- _SHORT TASK_:
Using the listing below, please print exactly the lines from the one with "Clone this chart in Bokeh." through the one with "from bokeh.resources import INLINE". Leave out every picture.

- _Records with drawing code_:
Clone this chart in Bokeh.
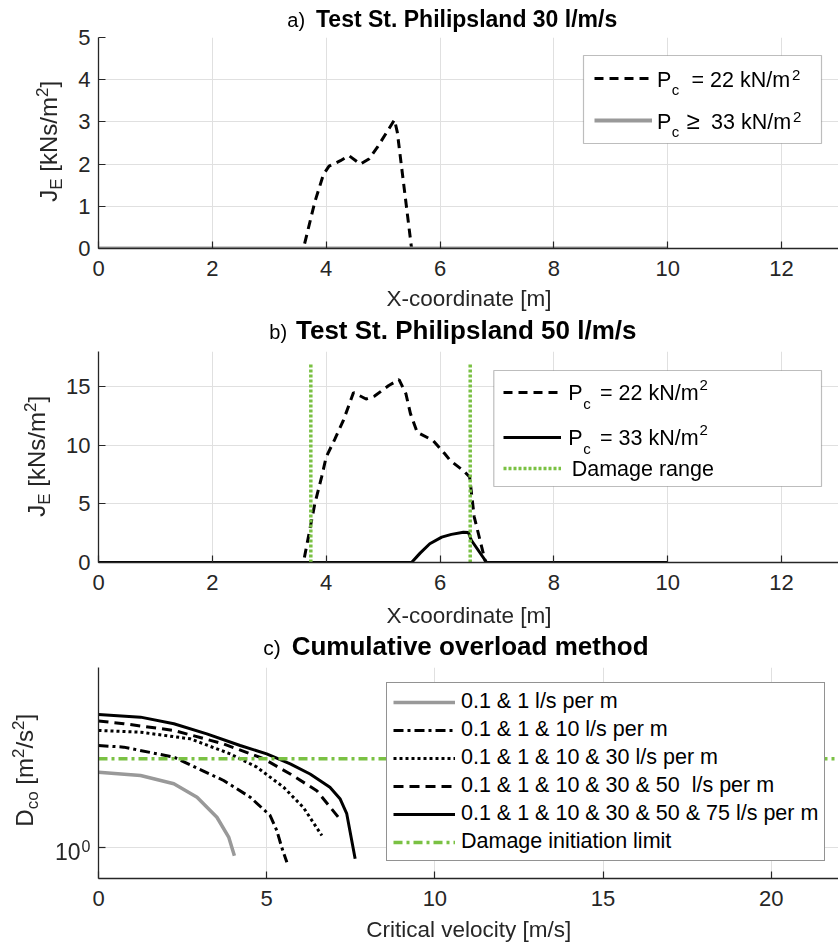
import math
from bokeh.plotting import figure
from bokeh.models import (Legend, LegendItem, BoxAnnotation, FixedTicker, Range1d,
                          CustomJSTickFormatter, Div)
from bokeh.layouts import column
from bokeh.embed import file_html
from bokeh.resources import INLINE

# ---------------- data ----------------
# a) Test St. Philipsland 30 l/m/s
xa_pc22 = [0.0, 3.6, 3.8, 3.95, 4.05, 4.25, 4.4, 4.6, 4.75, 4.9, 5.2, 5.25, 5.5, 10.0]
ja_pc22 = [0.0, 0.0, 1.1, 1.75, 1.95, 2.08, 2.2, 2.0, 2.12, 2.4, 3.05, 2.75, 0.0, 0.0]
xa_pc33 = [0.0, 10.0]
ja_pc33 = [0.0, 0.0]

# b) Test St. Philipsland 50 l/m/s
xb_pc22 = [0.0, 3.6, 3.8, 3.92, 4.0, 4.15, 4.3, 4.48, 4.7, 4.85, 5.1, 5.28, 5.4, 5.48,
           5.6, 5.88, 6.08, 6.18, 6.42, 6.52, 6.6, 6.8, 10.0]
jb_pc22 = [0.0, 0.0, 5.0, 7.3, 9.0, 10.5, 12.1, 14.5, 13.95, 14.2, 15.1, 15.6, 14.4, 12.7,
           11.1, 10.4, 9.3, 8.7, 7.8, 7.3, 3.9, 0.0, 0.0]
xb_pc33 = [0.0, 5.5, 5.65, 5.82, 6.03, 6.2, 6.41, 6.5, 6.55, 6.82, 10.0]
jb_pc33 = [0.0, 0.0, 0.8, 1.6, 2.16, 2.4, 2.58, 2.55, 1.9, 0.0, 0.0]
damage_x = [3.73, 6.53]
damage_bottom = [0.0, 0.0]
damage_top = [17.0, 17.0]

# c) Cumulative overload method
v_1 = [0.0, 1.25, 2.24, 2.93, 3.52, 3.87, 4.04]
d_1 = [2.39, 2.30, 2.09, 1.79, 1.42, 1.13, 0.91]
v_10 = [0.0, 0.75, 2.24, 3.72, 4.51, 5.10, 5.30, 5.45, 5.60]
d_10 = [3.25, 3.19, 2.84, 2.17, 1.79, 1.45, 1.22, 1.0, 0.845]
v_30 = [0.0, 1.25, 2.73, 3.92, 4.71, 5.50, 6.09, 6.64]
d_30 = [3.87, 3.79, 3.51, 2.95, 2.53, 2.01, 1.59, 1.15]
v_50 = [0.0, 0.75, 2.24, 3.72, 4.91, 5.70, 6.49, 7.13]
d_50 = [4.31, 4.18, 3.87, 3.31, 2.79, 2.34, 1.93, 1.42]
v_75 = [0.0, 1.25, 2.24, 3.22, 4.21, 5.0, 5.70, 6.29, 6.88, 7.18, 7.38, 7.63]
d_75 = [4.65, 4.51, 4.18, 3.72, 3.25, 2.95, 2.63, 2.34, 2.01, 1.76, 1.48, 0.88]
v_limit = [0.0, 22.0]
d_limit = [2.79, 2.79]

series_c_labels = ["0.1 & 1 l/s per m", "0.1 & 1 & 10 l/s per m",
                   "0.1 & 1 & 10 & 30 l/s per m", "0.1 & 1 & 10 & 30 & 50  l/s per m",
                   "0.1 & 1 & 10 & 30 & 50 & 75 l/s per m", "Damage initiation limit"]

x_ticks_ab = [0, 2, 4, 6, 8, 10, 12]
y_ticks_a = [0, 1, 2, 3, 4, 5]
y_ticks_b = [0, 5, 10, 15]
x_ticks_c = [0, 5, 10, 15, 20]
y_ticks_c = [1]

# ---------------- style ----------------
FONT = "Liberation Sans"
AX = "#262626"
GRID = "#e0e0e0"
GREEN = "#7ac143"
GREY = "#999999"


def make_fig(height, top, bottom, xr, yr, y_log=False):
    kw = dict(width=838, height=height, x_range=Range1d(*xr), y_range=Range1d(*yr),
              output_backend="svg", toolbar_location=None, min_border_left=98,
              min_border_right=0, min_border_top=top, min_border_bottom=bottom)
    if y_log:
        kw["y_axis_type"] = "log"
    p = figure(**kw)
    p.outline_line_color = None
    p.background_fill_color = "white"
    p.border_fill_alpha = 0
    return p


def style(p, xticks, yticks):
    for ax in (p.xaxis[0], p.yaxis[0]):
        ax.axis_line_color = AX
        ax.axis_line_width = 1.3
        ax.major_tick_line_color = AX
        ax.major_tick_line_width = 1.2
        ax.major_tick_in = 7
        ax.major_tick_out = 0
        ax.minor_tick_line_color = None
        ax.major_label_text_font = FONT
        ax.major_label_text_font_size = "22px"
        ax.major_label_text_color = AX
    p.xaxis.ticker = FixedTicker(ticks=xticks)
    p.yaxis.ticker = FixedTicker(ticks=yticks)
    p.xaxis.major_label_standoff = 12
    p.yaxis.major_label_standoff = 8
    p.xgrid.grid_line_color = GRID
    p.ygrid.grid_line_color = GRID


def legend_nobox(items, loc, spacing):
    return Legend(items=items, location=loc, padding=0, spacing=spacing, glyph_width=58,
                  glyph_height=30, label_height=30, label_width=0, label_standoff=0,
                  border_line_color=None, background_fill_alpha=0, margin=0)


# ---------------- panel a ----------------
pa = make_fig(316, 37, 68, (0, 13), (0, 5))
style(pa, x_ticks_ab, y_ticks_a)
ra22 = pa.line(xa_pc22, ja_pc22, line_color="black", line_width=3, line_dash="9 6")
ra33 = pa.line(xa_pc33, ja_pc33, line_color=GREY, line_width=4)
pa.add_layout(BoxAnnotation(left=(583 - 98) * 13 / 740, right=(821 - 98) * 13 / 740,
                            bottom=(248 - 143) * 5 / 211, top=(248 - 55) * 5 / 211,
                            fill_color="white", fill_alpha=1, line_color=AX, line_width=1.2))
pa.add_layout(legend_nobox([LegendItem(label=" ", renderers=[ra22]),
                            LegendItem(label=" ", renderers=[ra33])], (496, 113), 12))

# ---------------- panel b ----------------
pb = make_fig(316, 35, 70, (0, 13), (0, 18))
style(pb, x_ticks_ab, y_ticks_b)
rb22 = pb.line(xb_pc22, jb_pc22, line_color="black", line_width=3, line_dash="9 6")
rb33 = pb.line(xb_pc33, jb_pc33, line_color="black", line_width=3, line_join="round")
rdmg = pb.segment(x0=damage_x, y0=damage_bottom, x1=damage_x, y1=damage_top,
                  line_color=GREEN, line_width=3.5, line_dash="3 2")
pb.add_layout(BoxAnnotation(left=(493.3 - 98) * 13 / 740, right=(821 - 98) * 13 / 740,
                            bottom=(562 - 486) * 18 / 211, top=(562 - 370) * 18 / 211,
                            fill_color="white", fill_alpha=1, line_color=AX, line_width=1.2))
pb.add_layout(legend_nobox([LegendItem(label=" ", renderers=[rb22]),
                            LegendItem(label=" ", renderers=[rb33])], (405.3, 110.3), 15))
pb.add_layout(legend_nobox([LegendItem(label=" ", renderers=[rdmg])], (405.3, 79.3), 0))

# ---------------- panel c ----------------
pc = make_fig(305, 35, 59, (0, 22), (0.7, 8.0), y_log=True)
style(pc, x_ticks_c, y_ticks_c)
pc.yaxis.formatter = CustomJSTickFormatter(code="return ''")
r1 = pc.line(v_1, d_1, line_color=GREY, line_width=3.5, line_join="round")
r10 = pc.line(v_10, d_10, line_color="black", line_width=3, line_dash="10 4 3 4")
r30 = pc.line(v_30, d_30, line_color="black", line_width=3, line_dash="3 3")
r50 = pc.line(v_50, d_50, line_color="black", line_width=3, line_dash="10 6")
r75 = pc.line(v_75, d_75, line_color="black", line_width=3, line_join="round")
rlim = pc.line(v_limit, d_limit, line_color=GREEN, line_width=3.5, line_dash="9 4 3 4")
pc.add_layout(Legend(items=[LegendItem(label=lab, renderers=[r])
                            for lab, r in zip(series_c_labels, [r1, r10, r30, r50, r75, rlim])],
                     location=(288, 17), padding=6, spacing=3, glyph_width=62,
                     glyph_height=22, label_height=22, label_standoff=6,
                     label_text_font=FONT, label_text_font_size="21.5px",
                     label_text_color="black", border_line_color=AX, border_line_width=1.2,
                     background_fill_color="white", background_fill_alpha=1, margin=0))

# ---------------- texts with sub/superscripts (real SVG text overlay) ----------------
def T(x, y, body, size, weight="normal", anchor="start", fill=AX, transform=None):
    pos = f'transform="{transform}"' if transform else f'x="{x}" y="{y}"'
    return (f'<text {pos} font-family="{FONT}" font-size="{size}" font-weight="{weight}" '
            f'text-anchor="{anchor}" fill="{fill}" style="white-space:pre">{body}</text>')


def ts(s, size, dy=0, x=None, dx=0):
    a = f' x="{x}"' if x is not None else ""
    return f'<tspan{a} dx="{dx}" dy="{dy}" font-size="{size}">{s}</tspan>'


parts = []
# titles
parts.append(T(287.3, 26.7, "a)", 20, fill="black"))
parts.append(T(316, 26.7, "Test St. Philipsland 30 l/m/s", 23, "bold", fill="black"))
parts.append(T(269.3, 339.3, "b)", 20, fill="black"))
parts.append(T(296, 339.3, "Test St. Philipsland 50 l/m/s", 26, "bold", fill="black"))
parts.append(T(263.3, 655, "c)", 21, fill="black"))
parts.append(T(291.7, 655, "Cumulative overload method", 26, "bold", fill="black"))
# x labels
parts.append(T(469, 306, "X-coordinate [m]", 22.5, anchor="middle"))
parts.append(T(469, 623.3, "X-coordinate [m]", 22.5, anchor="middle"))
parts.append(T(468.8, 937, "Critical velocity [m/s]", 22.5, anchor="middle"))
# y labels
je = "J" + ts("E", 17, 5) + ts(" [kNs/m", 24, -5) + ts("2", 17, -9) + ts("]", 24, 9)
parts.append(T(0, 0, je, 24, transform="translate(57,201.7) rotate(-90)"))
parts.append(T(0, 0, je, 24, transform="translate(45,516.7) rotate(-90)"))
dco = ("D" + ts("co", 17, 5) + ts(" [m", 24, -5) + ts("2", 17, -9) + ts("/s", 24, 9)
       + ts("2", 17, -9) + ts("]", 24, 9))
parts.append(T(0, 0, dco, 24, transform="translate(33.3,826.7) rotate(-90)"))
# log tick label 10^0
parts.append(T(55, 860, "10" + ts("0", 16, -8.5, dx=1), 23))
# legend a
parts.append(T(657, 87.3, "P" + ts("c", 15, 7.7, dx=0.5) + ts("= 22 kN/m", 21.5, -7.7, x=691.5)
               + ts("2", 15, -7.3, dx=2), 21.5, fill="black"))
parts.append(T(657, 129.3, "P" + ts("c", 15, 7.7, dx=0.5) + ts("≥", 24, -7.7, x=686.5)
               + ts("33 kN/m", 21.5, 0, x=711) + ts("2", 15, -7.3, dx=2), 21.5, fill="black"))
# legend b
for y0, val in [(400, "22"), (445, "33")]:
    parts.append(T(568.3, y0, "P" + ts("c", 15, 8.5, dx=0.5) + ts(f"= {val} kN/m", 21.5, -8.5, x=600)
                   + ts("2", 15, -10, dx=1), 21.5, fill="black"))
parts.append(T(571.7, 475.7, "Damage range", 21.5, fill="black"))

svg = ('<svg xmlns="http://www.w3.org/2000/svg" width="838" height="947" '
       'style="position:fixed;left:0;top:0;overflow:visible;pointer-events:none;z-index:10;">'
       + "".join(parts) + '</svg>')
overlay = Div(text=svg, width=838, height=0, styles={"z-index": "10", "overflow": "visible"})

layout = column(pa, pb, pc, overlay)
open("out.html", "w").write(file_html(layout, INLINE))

---

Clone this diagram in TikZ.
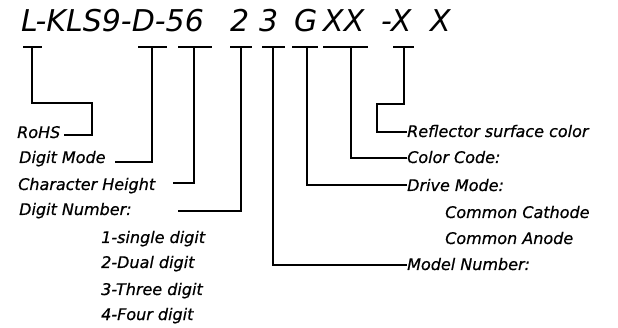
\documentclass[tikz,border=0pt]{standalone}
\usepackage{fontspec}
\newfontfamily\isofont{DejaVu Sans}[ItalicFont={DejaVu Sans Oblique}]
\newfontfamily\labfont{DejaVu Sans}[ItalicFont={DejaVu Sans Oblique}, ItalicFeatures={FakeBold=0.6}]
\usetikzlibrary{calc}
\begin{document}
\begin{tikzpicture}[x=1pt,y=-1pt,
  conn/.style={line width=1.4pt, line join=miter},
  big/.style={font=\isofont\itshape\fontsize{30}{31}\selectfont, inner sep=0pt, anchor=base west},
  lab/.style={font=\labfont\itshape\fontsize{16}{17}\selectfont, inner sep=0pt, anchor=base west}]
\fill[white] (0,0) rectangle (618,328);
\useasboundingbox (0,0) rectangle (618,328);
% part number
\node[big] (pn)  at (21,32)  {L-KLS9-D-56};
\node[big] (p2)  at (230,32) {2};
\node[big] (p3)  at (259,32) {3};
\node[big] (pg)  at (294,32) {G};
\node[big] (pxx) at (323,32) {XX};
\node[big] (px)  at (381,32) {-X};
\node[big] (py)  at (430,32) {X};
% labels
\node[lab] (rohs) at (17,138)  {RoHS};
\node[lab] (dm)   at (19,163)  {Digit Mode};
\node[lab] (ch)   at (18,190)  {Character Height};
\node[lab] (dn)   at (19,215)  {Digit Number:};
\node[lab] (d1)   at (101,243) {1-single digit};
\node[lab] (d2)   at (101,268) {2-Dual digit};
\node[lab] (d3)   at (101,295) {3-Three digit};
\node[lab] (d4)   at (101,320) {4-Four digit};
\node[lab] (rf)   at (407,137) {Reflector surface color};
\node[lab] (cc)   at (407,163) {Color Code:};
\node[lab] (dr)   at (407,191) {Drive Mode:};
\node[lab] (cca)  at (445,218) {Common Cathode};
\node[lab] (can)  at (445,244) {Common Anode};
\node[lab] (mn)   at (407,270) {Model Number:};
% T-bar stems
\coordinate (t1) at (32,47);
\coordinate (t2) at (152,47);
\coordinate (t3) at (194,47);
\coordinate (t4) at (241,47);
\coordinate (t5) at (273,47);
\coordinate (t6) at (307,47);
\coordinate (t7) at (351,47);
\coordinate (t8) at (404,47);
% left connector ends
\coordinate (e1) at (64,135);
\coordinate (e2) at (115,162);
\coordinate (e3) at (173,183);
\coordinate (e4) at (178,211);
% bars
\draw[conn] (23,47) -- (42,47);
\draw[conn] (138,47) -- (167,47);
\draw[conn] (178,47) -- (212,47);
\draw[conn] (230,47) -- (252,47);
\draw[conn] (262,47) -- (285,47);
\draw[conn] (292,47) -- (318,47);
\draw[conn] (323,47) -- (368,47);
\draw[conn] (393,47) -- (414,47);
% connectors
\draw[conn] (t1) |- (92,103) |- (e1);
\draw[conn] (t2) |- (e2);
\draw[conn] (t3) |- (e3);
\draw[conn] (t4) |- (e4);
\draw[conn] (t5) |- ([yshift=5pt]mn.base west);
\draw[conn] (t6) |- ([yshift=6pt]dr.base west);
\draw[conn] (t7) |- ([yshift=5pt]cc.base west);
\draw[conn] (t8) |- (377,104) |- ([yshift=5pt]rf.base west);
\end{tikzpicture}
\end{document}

- _ANSWER TO THIS EXERCISE_:
Clone this chart in Bokeh.
import math
from bokeh.plotting import figure
from bokeh.models import (Legend, LegendItem, BoxAnnotation, FixedTicker, Range1d,
                          CustomJSTickFormatter, Div)
from bokeh.layouts import column
from bokeh.embed import file_html
from bokeh.resources import INLINE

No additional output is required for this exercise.